THE MAN WHO HAD EVERYTHING--Louis Bromfield--Harper ($2).

Louis Bromfield, who once excited both critics and readers by his precocious promise and then reneged by turning out thin stuff, last fortnight produced a story that was a bit too thick. Even to readers who know little or nothing about Author Bromfield's own career, The Man Who Had Everything will sound suspiciously like boasting. Not an autobiographical novel, it presents some striking similarities between its hero and its author. Even Bromfield enthusiasts may be shocked at this expression of his high opinion of himself, but readers who have begun to suspect that he is only a literary climber will find their suspicions hardening into certainty.

Tom had everything. A brilliantly successful playwright, and still in his middle thirties, he had plenty of money, a decorative wife, an adoring actress-mistress. When he gave a party he had the satisfaction of knowing that nowhere in the world was there a collection of smarter, more successful people. He was tall and well-built. No one could withstand his famous charm. He was the top, and he knew it. But do you suppose Tom was happy? Not a bit of it. Something was lacking. What that something was, Tom was not quite smart enough to figure out. But he felt the need of a change, and decided to get away from it all, moisten the lips and start afresh.

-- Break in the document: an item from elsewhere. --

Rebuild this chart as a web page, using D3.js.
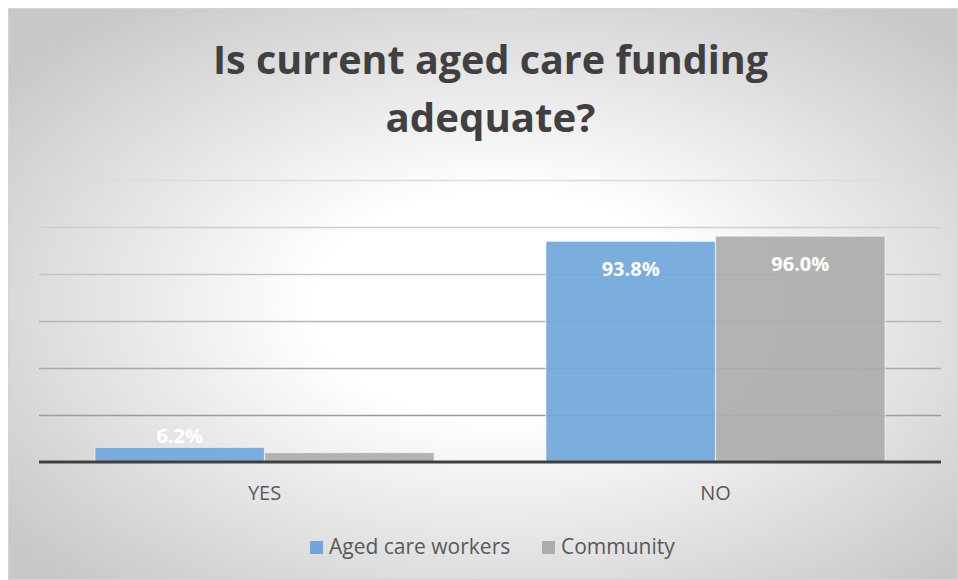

He broke with his mistress, took his wife and family abroad on a slow and unfashionable boat, settled them in the French countryside, in a house that had sentimental associations for him. But his wife, poor wretch, didn't like it; his sons didn't like their English school. She took them home and got a divorce. Meantime Tom's mistress was going haywire and ruining a good chance in Hollywood because he had cast her off. Tom, feeling pretty much put upon by these events, got all broody and drunk. Luckily for Tom's peace of mind and Author Bromfield's cinemarty ending, the girl who had given his house its sentimental associations appeared at this point--buxom and widowed now, but bristling with Gallic sense. She gave Tom a good talking to, sent him back to the U.S. to marry his long-suffering mistress.